(Alver Metalli) “Esenciales”, in spagnolo, non ha bisogno di traduzione. In epoca di pandemia con questa parola venivano designati quegli argentini che svolgevano funzioni rilevanti quando tutti gli altri erano reclusi nelle loro case o in spazi ristretti per timore del contagio. Ad essi, agli “essenziali”, appunto, si dava uno speciale permesso per spostarsi da un luogo all’altro e svolgere compiti in beneficio della comunità. “Esenciales” è così diventato il titolo di una fortunata trasmissione della televisione pubblica argentina che ha raccolto storie di eroismi silenziosi, quotidiani, di persone che non cercavano notorietà e che sarebbero rimaste sconosciute ai più se il loro lavoro non fosse stato “raccontato” sullo schermo. Abbiamo così saputo del medico ex-tossicodipendente che spingeva l’ambulanza tra i vicoli di una villas miseria di Buenos Aires infetta dal covid e popolata di narcos che neppure il virus aveva rinchiuso nelle case; abbiamo conosciuto il fratello laico che allestiva case per anziani da lui stesso raccolti nelle stazioni e ai margini delle strade; abbiamo appreso dell’esistenza della suora che viveva con i drogati che lottavano per emanciparsi nelle case create per loro; abbiamo visto mense aperte nei quartieri più emarginati che assicurano un piatto di cibo a chi altrimenti non avrebbe potuto mangiare con regolarità. E tanti altri che nelle pieghe di situazioni in perenne emergenza, esercitavano una solidarietà accesa da sacerdoti – chiamati curas de la villas – che hanno saputo creare una rete di soccorso di grandi proporzioni per alleviare gli effetti di una crisi sanitaria senza precedenti.
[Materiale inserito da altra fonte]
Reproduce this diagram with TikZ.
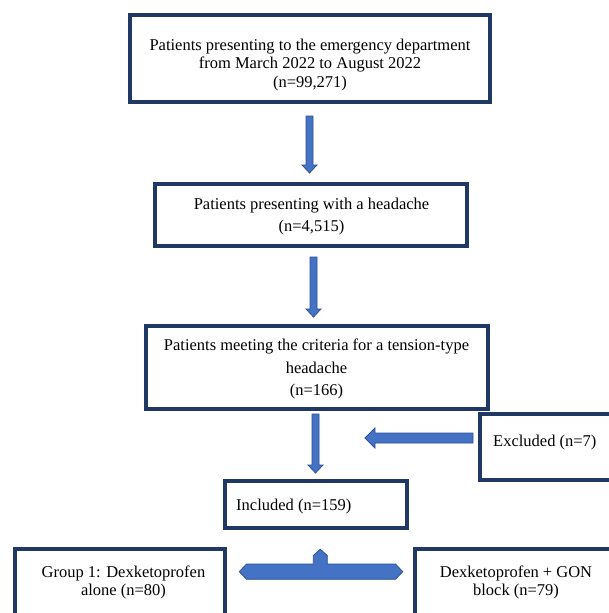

Adesso apprendiamo anche che gli “Esenciales” non sono spariti con il declinare degli effetti deleteri della pandemia. Sono rimasti, anzi, hanno contagiato a loro volta altri inducendoli a far come loro, in un certo qual modo sono diventati una categoria, una dimensione del vivere, permanente e in costante espansione. Suggerendo così anche la prospettiva di un nuovo ciclo televisivo a loro dedicato, che riparte con nuovi orizzonti e nuove idee.
Le storie urbane, ambientate nelle villas miserias e nei quartieri popolari di Buenos Aires e la sua cintura periferica ci saranno ancora, l’epica del riscatto dei giovani dalla violenza e dalla tossicodipendenza avrà nuovi capitoli e tante cose da raccontare, ma, affiancate, nella nuova edizione, a storie di superamento degli handicap, ad altre storie ancora legate alla lotta per i diritti umani, a storie che vedono coinvolta l’argentina profonda, quella che popola le aree più lontane dalla metropoli, le periferie della periferia insomma. Vedremo sfilare essenziali post-pandemia che hanno i volti meticci dei Wicís di Salta, la minoranza etnica probabilmente più numerosa dell’argentina odierna, i maestri contadini di Santiago dell’Estero che dedicano la loro vita ad alunni dispersi nei boschi, gli eroi dell’educazione rurale che battono le grandi estensioni del nord argentino non sempre raggiungibili, per assicurare l’educazione di figli di allevatori e contadini. Vedremo così il maestro Juan (Aranda di cognome) che da trent’anni e passa si addentra nei sentieri di terra battuta di Santiago del Estero, a mille chilometri da Buenos Aires, armato di gessetti e lavagna, ma anche la carovana degli Hogar de Cristo che si propone di battere l’intera l’Argentina per celebrare quindici anni dal momento in cui Bergoglio inaugurò la prima casa di recupero portando in tutto i paese il messaggio che uscire dalla schiavitù della droga si può e che molti ci sono riusciti. Vedremo anche un quartiere dove un gruppo di architetti impegna la propria professionalità in un progetto volto a migliorare case popolari con materiali avanzati nei cantieri in cui sono impegnati. Vedremo sogni che si compiono, come quello di Joaquín Alegrini, un giovane che vive negli Hogar de Cristo della città di Tucuman, alle prese con la difficile disciplina di diventare pugile. Anche i diritti umani avranno un posto di rilievo nel nuovo ciclo, quelli del laico Wenceslao Pedernera, ucciso quarantacinque anni fa con il vescovo Angelelli da sicari della dittatura militare nella provincia di La Rioja. Poi storie di superamento, di limitazioni fisiche vissute con dignità e dilatate in una sorta di abbraccio all’umanità, come quella di Veronica, una giovanissima scrittrice in sedia a rotelle.